SpaceX's orbital AI ambitions could become a major long-term growth driver, but investors should base today's investment case on its proven launch and Starlink businesses rather than a still-speculative 2028 vision.
Overview
Elon Musk has never been shy about giant ambitions, and his latest one for Space Exploration Technologies (NASDAQ: SPCX) is a doozy: putting data centers in orbit. The company aims to begin commercial artificial intelligence computing in space as soon as 2028. For investors trying to make sense of SpaceX's enormous valuation, the real questions are whether that timeline is believable and what it might actually mean for the stock.

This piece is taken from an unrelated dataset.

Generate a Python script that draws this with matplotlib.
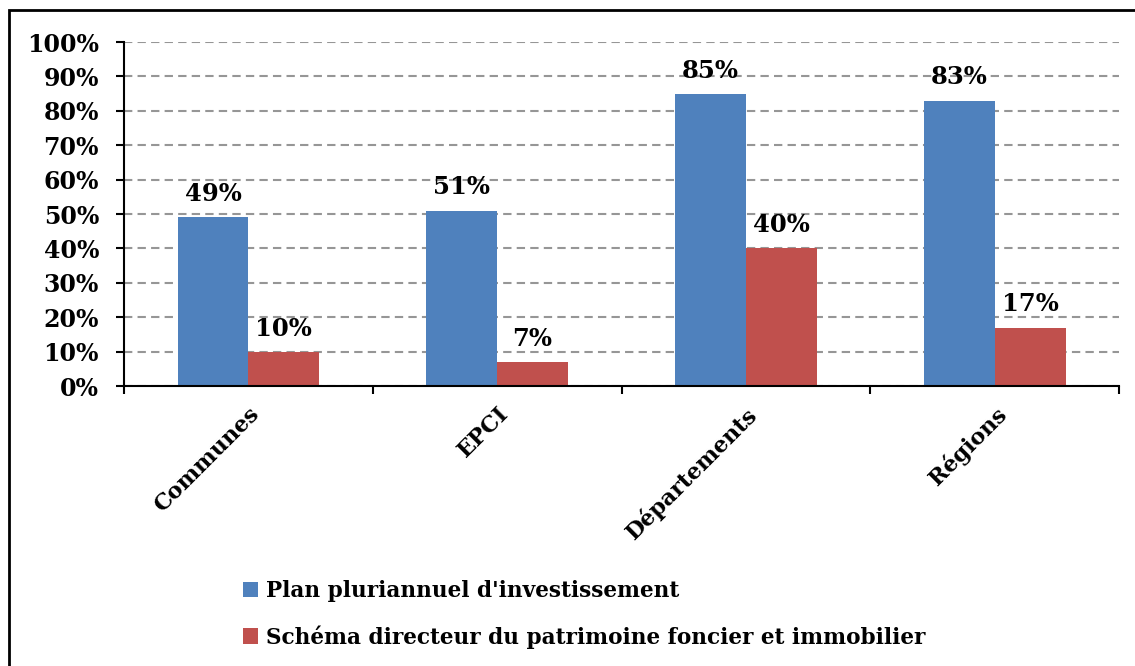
import matplotlib.pyplot as plt
import numpy as np
from matplotlib.patches import Rectangle
from matplotlib.ticker import MultipleLocator, FuncFormatter

# Data
categories = ['Communes', 'EPCI', 'Départements', 'Régions']
ppi = [49, 51, 85, 83]
sdpfi = [10, 7, 40, 17]
series_names = ["Plan pluriannuel d'investissement",
                "Schéma directeur du patrimoine foncier et immobilier"]
colors = ['#4F81BD', '#C0504D']

plt.rcParams['font.family'] = ['DejaVu Serif']
plt.rcParams['font.weight'] = 'bold'

fig = plt.figure(figsize=(11.35, 6.66), dpi=100)
ax = fig.add_axes([0.1093, 0.4204, 0.8766, 0.5165])

x = np.arange(len(categories))
w = 0.285
b1 = ax.bar(x - w / 2, ppi, w, color=colors[0], label=series_names[0], zorder=3)
b2 = ax.bar(x + w / 2, sdpfi, w, color=colors[1], label=series_names[1], zorder=3)

for bars, vals in ((b1, ppi), (b2, sdpfi)):
    for rect, v in zip(bars, vals):
        ax.annotate(f'{v}%', xy=(rect.get_x() + rect.get_width() / 2, v),
                    xytext=(0, 8), textcoords='offset points',
                    ha='center', va='bottom', fontsize=17.5, fontweight='bold')

ax.set_xlim(-0.5, 3.5)
ax.set_ylim(0, 100)
ax.yaxis.set_major_locator(MultipleLocator(10))
ax.yaxis.set_major_formatter(FuncFormatter(lambda v, p: f'{v:.0f}%'))
ax.grid(axis='y', color='#969696', linestyle=(0, (4, 2.5)), linewidth=1.5, zorder=0)

# ticks at category boundaries, labels at centres
ax.set_xticks(np.arange(-0.5, 4, 1))
ax.set_xticklabels([])
ax.set_xticks(x, minor=True)
ax.set_xticklabels(categories, minor=True, rotation=45, ha='right',
                   rotation_mode='anchor', fontsize=16, fontweight='bold')
ax.tick_params(axis='x', which='minor', length=0, pad=12)
ax.tick_params(axis='x', which='major', length=6, width=1.5, direction='out')
ax.tick_params(axis='y', length=6, width=1.5, direction='out', labelsize=17, pad=12)
for lab in ax.get_yticklabels():
    lab.set_fontweight('bold')

for s in ['top', 'right']:
    ax.spines[s].set_visible(False)
ax.spines['left'].set_linewidth(1.5)
ax.spines['bottom'].set_linewidth(1.5)
ax.spines['bottom'].set_zorder(4)

fig.legend(handles=[b1, b2], loc='upper left', bbox_to_anchor=(0.197, 0.158),
           frameon=False, handlelength=0.7, handleheight=0.7,
           handletextpad=0.35, labelspacing=1.05, prop={'weight': 'bold', 'size': 15.6})

# outer frame (cropped on right and bottom)
fig.patches.append(Rectangle((9 / 1135, -0.05), 1.2, 1 - 10 / 666 + 0.05, transform=fig.transFigure,
                             fill=False, edgecolor='black', linewidth=2))

fig.savefig('out.png', dpi=100)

SpaceX has laid out a surprisingly specific schedule for its orbital compute project, dubbed Starmind. Two prototype satellites, each a giant solar-powered server array called AI1, are slated to launch in early 2027. From there, the company wants to expand toward roughly 1 gigawatt of computing capacity in orbit by late 2027, with commercial service potentially switching on in 2028. Longer-term, SpaceX has even asked regulators for permission to fly up to 1 million such satellites, all lofted by its reusable Starship rocket.
Details
Here's where a healthy dose of caution is warranted. The appeal of space for computing is real: constant sunlight for power and the cold vacuum to shed heat, without the land, water, and grid constraints that are throttling data centers on the ground. But the engineering is brutal. Radiating away the heat from that much computing is genuinely difficult in a vacuum, radiation degrades chips over time, and there's no way to send a technician to fix a failed server in orbit. Just as important, Musk's timelines have a long history of slipping -- he has promised robotaxis will be available "next year" for a decade. A 2028 commercial debut should be read as a best-case scenario, not a firm date.